Brain Decodes Deep Nets
University of Pennsylvania
*: co-advise
Main Finding
A "brain-like" hierarchy is not just an interpretability story—it predicts fine-tuning robustness.
Across models, the ones that exhibit a clean early→late alignment with the visual hierarchy (V1/V2 → mid-level areas → high-level regions) are the same ones that preserve useful representations under adaptation, and less forgetting during fine-tuning.
What is "brain-aligned hierarchy"?
We say a model has a brain-aligned hierarchy when:
- Early layers best predict responses in early visual cortex (low-level structure)
- Intermediate layers best predict mid-level regions
- Later layers best predict high-level regions (semantic selectivity)
In CLIP-like models, this mapping is especially pronounced in the intermediate stages, suggesting those layers are where transferable, brain-consistent abstractions emerge.
How we measure it
We train a brain encoding model to predict voxel responses from a frozen vision network's features. During training, each voxel learns where in the network it "reads from":
- Layer (which model depth)
- Space / receptive field (which image region)
- Scale (patch vs class tokens)
- Channel (which feature subspace)
After training, we turn these learned selectors into a network-on-brain visualization: each voxel is colored by its best-matching layer.
The intuitive understanding for our visualization is: each brain voxel asks the question, "which network layer/space/scale/channel best predicts my brain response?".
Results
1) CLIP shows a clean hierarchical alignment
CLIP exhibits a strong early→late mapping onto the visual hierarchy, with the peak alignment often in intermediate layers.
CLIP: Best-matching layer shows an early→late hierarchy aligned with the brain's hierarchy; ImageNet: Last layer maps to the middle level brain regions; SAM: Last layer maps to the low level brain regions.

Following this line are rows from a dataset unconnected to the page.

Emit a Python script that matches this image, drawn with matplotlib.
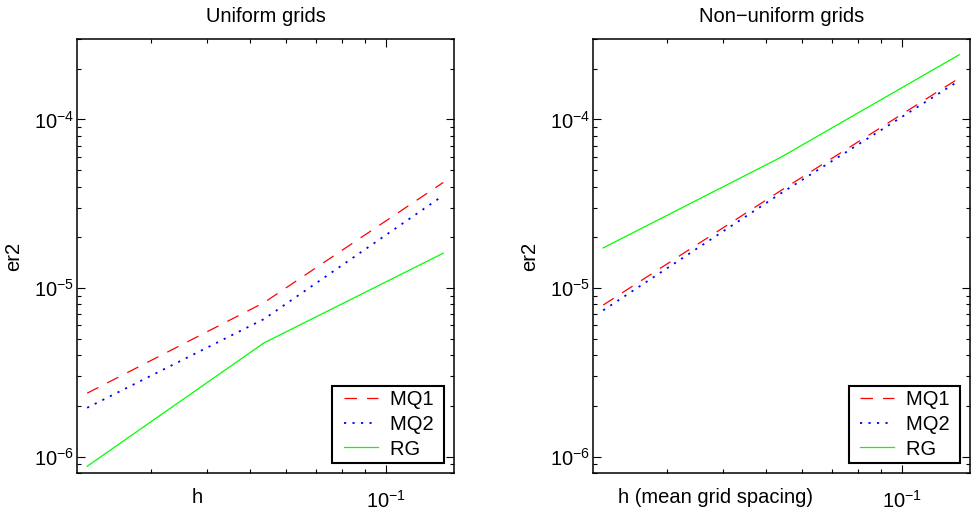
#!/usr/bin/env python3

import matplotlib
matplotlib.use("Agg")
from matplotlib import pyplot as plt
from matplotlib.ticker import LogLocator, NullFormatter, FixedLocator
from matplotlib.legend_handler import HandlerLine2D
import numpy as np

plt.rcParams['font.family'] = ['Liberation Sans', 'DejaVu Sans']
plt.rcParams['mathtext.default'] = 'regular'
plt.rcParams['font.size'] = 14.5

# grid spacing h (same for both panels)
h = [0.0217, 0.0536, 0.134]

# uniform grids
uni_mq1 = [2.38e-6, 8.2e-6, 4.23e-5]
uni_mq2 = [1.95e-6, 6.55e-6, 3.54e-5]
uni_rg = [8.77e-7, 4.73e-6, 1.61e-5]

# non-uniform grids
non_mq1 = [7.93e-6, 3.76e-5, 1.76e-4]
non_mq2 = [7.38e-6, 3.62e-5, 1.70e-4]
non_rg = [1.73e-5, 5.93e-5, 2.42e-4]

labels = ['MQ1', 'MQ2', 'RG']
titles = ['Uniform grids', 'Non\u2212uniform grids']
xlabels = ['h', 'h (mean grid spacing)']

fig = plt.figure(figsize=(9.72, 5.16), dpi=100)
ax1 = fig.add_axes([0.0792, 0.0833, 0.3879, 0.8411])
ax2 = fig.add_axes([0.6101, 0.0833, 0.3879, 0.8411])

def draw_panel(ax, mq1, mq2, rg, title, xlabel):
	ax.loglog(h, mq1, color=(1, 0, 0), lw=0.9, linestyle=(0, (10, 8)), label=labels[0] + ' ')
	ax.loglog(h, mq2, color=(0, 0, 1), lw=1.3, linestyle=(0, (1.2, 3.5)), label=labels[1] + ' ')
	ax.loglog(h, rg, color=(0, 1, 0), lw=0.9, label=labels[2] + ' ')

	ax.set_xlim(0.0206, 0.1416)
	ax.set_ylim(8e-7, 3e-4)

	# MATLAB-ish ticks: inside, on all four sides
	ax.xaxis.set_major_locator(FixedLocator([0.1]))
	ax.xaxis.set_minor_locator(LogLocator(base=10, subs=np.arange(2, 10)))
	ax.xaxis.set_minor_formatter(NullFormatter())
	ax.yaxis.set_major_locator(LogLocator(base=10, numticks=10))
	ax.yaxis.set_minor_locator(LogLocator(base=10, subs=np.arange(2, 10), numticks=10))
	ax.yaxis.set_minor_formatter(NullFormatter())
	ax.tick_params(which='both', direction='in', top=True, right=True, width=0.8)
	ax.tick_params(which='major', length=6)
	ax.tick_params(which='minor', length=3)
	ax.tick_params(axis='x', which='major', pad=12)
	ax.tick_params(axis='y', which='major', pad=2)
	for s in ax.spines.values():
		s.set_linewidth(1.1)

	ax.set_title(title, fontsize=14.5, pad=12)
	ax.set_ylabel('er2')
	ax.set_xlabel(xlabel)

	# legend lines start a bit in from the box edge, like matlab
	leg = ax.legend(loc='lower right', fancybox=False, framealpha=1, edgecolor='black',
		handlelength=2.05, handletextpad=0.6, labelspacing=0.28, borderpad=0.22,
		borderaxespad=0.5, handler_map={matplotlib.lines.Line2D: HandlerLine2D(xpad=0.35)})
	leg.get_frame().set_linewidth(1.5)

draw_panel(ax1, uni_mq1, uni_mq2, uni_rg, titles[0], xlabels[0])
draw_panel(ax2, non_mq1, non_mq2, non_rg, titles[1], xlabels[1])

# x labels sit left of centre, next to the 10^-1 tick label
ax1.xaxis.set_label_coords(0.32, -0.034)
ax2.xaxis.set_label_coords(0.325, -0.034)
ax1.yaxis.set_label_coords(-0.143, 0.5)
ax2.yaxis.set_label_coords(-0.143, 0.5)

fig.savefig('out.png', dpi=100)
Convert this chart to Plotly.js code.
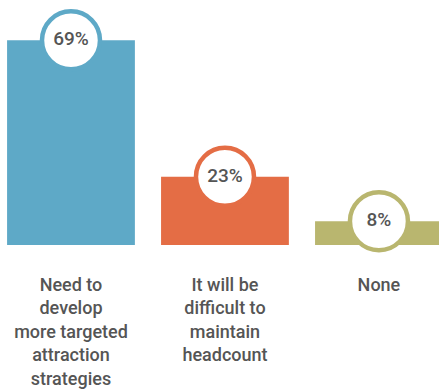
<!DOCTYPE html>
<html>
<head>
<meta charset="utf-8">
<script src="https://cdn.plot.ly/plotly-3.0.1.min.js"></script>
<style>html,body{margin:0;padding:0;background:#fff;}#chart{width:439px;height:390px;}</style>
</head>
<body>
<div id="chart"></div>
<script>
const categories = ["Need to develop more targeted attraction strategies", "It will be difficult to maintain headcount", "None"];
const tickLabels = ["Need to<br>develop<br>more targeted<br>attraction<br>strategies", "It will be<br>difficult to<br>maintain<br>headcount", "None"];
const values = [69, 23, 8];
const valueLabels = values.map(v => v + "%");
const colors = ["#5ea9c7", "#e46d45", "#b9b66f"];

const bars = {
  type: "bar",
  x: categories,
  y: values,
  width: 0.83,
  marker: {color: colors, line: {width: 0}},
  hoverinfo: "skip"
};
const circles = {
  type: "scatter",
  mode: "markers+text",
  x: categories,
  y: values,
  text: valueLabels,
  textposition: "middle center",
  textfont: {family: "Roboto, Arial, sans-serif", size: 19, weight: 500, color: "#555555"},
  marker: {size: 58, color: "#ffffff", line: {color: colors, width: 4.5}},
  cliponaxis: false,
  hoverinfo: "skip"
};
const layout = {
  width: 439, height: 390,
  margin: {l: 0, r: 0, t: 0, b: 145},
  paper_bgcolor: "#ffffff", plot_bgcolor: "#ffffff",
  showlegend: false,
  xaxis: {
    type: "category",
    range: [-0.461, 2.39],
    tickvals: categories,
    ticktext: tickLabels,
    ticks: "",
    showline: false, showgrid: false, zeroline: false,
    ticklabelstandoff: 27,
    tickfont: {family: "Roboto, Arial, sans-serif", size: 18, weight: 500, color: "#555555"},
    fixedrange: true
  },
  yaxis: {
    range: [0, 82.6],
    visible: false,
    showgrid: false, zeroline: false,
    fixedrange: true
  }
};
Plotly.newPlot("chart", [bars, circles], layout, {displayModeBar: false, staticPlot: true});
</script>
</body>
</html>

2) Hierarchy predicts fine-tuning robustness
When we fine-tune models on downstream tasks, models with stronger brain-aligned hierarchy show:
- less catastrophic forgetting
- more stable intermediate layer
- better retention of general-purpose features
Interpretation: a well-formed hierarchy provides a "stable scaffold" that downstream objectives can adapt.
Why this matters
Downstream accuracy alone can't tell you how a model is organized—or how fragile it will be under adaptation.
Brain-aligned hierarchy gives a practical diagnostic:
- Which models learn transferable mid-level abstractions?
- Which models will fine-tune without collapsing their representations?
- Where in the network does task-relevant information actually live?